El honor en tiempos de diarrea

El honor en tiempos de diarrea

En mis años juveniles el tema del honor podía ser asunto de vida o muerte. Si alguien recibía una ofensa estaba en la obligación de desquitarse, o de fajarse ipso facto, porque hasta citarse a un duelo podía parecer una evasiva al necesario enfrentamiento. Pero luego, los que peleaban quedaban amigos o se guardarían respeto. No era usual que alguien abusara de otro más débil, so pena de que terceros ejecutaran justicia y el rumor público lo estigmatizara como ¡abusador!

Esos códigos de honor, cortesía y civismo suelen hoy resultar conflictivos moral y psicológicamente. Especialmente a los que tomamos en serio el lema Calasanzio de “Caballeros del deber y el honor”. Por su parte, el mundo prometía ser un ente ordenado y en evolución hacia lo mejor. Nunca hubiéramos esperado que, por ejemplo, una dama conduciendo una jepeta se le echara encima a peatones y pequeños automóviles; o que una parvada de jovenzuelos revolotearía o y parlotearía encima de personas mayores, irrespetando su espacio y su reposo como si no existiesen.

A nadie se le habría, entonces, ocurrido  que un vecino abriría un restaurant u otro tipo de negocio y bloquearía el tráfico obligando al peatón a tirarse a la calle. O que escuche bachatas y ritmos infernales en su casa, amplificados a altos decibeles y horas. Menos se nos ocurrió que sicarios de  radio y TV las emprenderían, desaforada y obscenamente, contra gente honesta, como parte de consignas políticas.

Se trata de situaciones inestructuradas, en las que se invalidan los esquemas mentales; hechos totalmente impredecibles para los que nadie decente se preparó y ante los cuales uno tan solo atina a callar, y para lo que la ley y las autoridades son inoperantes, y los agresores siguen en total impunidad y hasta son públicamente celebrados y generosamente retribuidos.

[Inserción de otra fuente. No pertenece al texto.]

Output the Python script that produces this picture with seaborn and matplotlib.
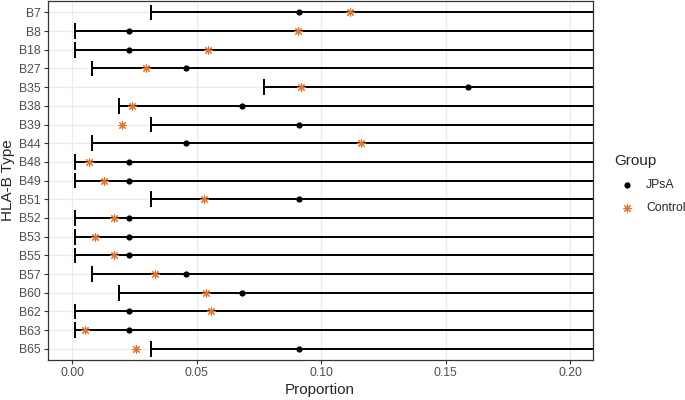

Situación aún peor para los ciudadanos a los que se les aumentan los precios, y se les roban y derrochan en sus propias narices los impuestos que pagan, y hasta los usan para comprar el agradecimiento de los propios estafados, como sucede con ciertas canastas navideñas.

Resulta doloroso mantener la cordura y la decencia en medio de esta pandemia de inmundicia. Duele parecer cobarde, timorato, asustadizo o, acaso, lucir culpable por callarse. Saber que no hay manera de desquitarse un ultraje, una afrenta. ¿Cómo mantener la cordura, la gallardía o la simple compostura? Contaba mi padre, que durante una epidemia de colitis que afectó a media población de Santiago, un caballero de sombrero y bastón, de unos 60 y aún con pretensiones viriles, apurado, como apretando esfínteres y haciendo un extraño movimiento de cadera, pasaba por donde unas jovencitas charlaban. Una de ellas, viendo como caminaba el hombre, comentó: “Ese viejito parece pájaro”- Lo cual él escuchó y devolviéndose les dijo: “Perdónenme, señoritas. Yo no soy maricón… Es que me estoy evacuando”.